I am afraid in the majority of denominations today, the people in the pews just accept what comes from the pulpit and do not search the Scriptures for themselves. I find that so many do not even know the books of the Bible, which indicates they certainly do not study it.
So the question is: "By what authority…?" If the teaching and practice of any church cannot be found in the Scriptures, then it is by the authority of men, which in reality is by the authority of Satan. And Satan is a liar, and the father of lies (John 8:44).
Many were claiming they were doing great things, but note what he said about them. "Not everyone who says to Me, 'Lord, Lord,' will enter the kingdom of heaven, but he who does the will of My Father who is in heaven will enter."Many will say to Me on that day, 'Lord, Lord, did we not prophesy in Your name, and in Your name cast out demons, and in Your name perform many miracles?' "And then I will declare to them, 'I never knew you; DEPART FROM ME, YOU WHO PRACTICE LAWLESSNESS' (Matthew 7:21-23).
What was the problem? They were doing things for which there was no law/no authority. Notice that they were doing "good things" (things which seemed good to them), but they were not according to "the will" of God. So, where do we go to find "the will" of God? I think we would agree that we would go to the Bible. Therefore, if we can't find our practice in the Bible, then it is not authorized, and therefore not acceptable to God, no matter how pleasing it may be to us.

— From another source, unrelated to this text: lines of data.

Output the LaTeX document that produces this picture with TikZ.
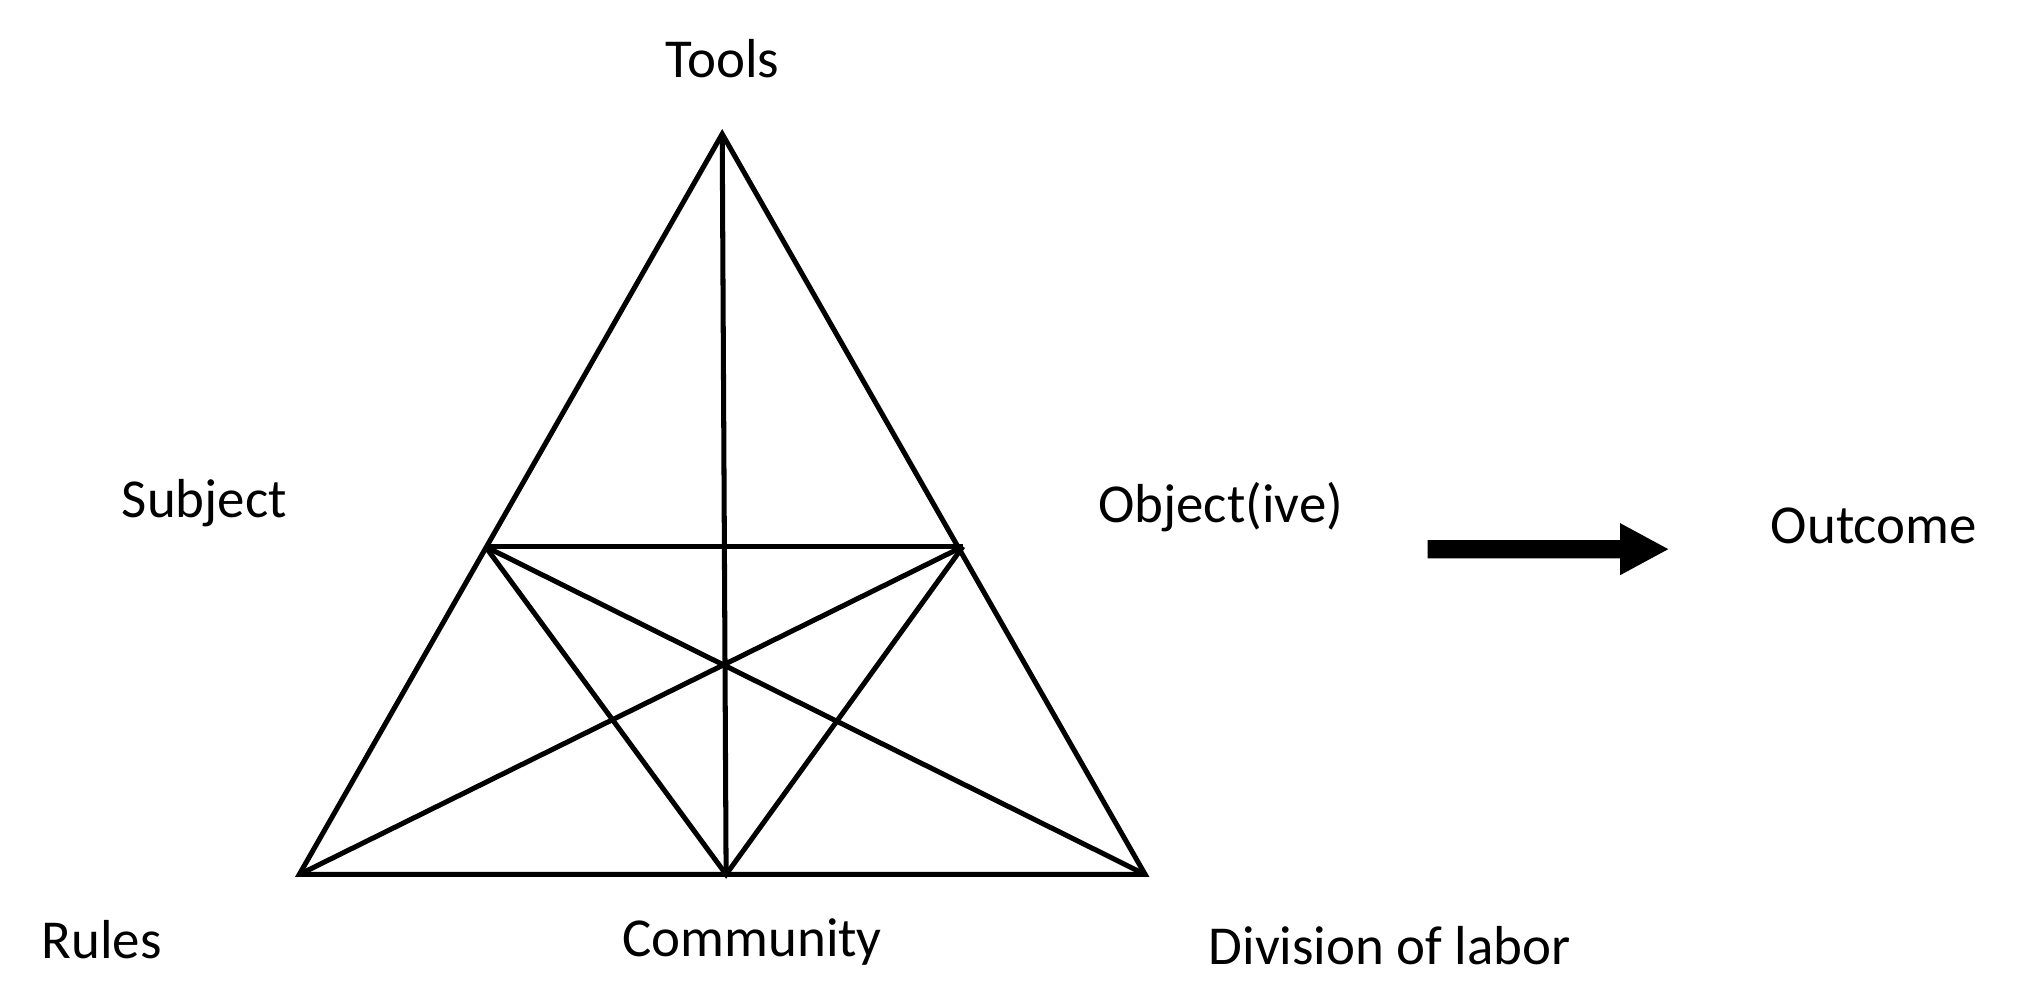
\documentclass[tikz,border=0pt]{standalone}
\usepackage{fontspec}
\setmainfont{Carlito}
\begin{document}
\begin{tikzpicture}[x=0.01cm,y=-0.01cm,line width=1.1pt,
  lbl/.style={font=\fontsize{12}{14}\selectfont,inner sep=0pt},
  ln/.style={draw,line join=miter}]
\useasboundingbox (0,0) rectangle (1560,766);
\coordinate (T) at (555,103);
\coordinate (L) at (230,672);
\coordinate (R) at (880,672);
\coordinate (C) at (558,672);
\coordinate (S) at (373,420);
\coordinate (O) at (740,420);
\draw[ln] (T) -- (L) -- (R) -- cycle;
\draw[ln] (T) -- (C);
\draw[ln] (S) -- (O);
\draw[ln] (S) -- (C) -- (O);
\draw[ln] (S) -- (R);
\draw[ln] (O) -- (L);
\node[lbl] (tools) at (555,45) {Tools};
\node[lbl] (subj) at (157,387) {Subject};
\node[lbl] (obj) at (938,390) {Object(ive)};
\node[lbl] (out) at (1440,404) {Outcome};
\node[lbl] (rules) at (78,722) {Rules};
\node[lbl] (comm) at (578,724) {Community};
\node[lbl] (div) at (1068,727) {Division of labor};
\coordinate (a1) at (1097,422);
\coordinate (a2) at (1282,422);
\fill (1097,415) -- (1245,415) -- (1245,402) -- (1282,422) -- (1245,442) -- (1245,429) -- (1097,429) -- cycle;
\end{tikzpicture}
\end{document}
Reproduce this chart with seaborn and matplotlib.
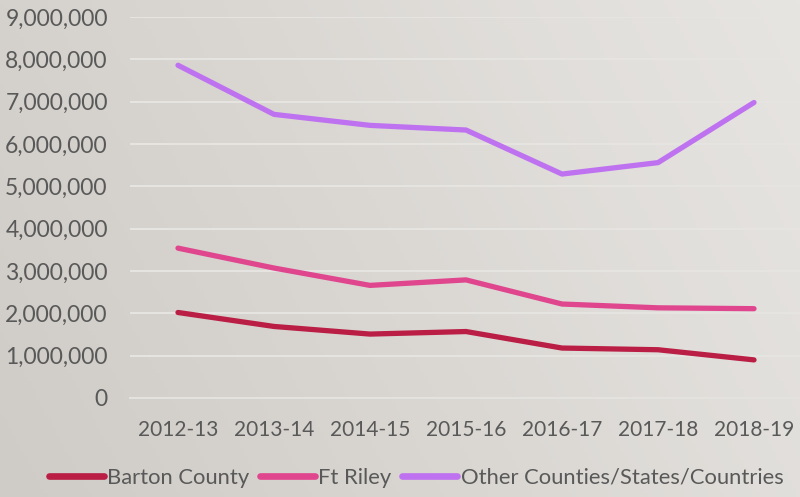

Don't be deceived by smooth-talking preachers. They may be Satan's ministers. Paul warned Timothy: "For the time will come when they will not endure sound doctrine; but wanting to have their ears tickled, they will accumulate for themselves teachers in accordance to their own desires, and will turn away their ears from the truth and will turn aside to myths" (II Timothy 4:3-4). In conclusion, I would urge all who read this to prayerfully consider the question, "By what authority?" Our hope of heaven depends on the answer we give.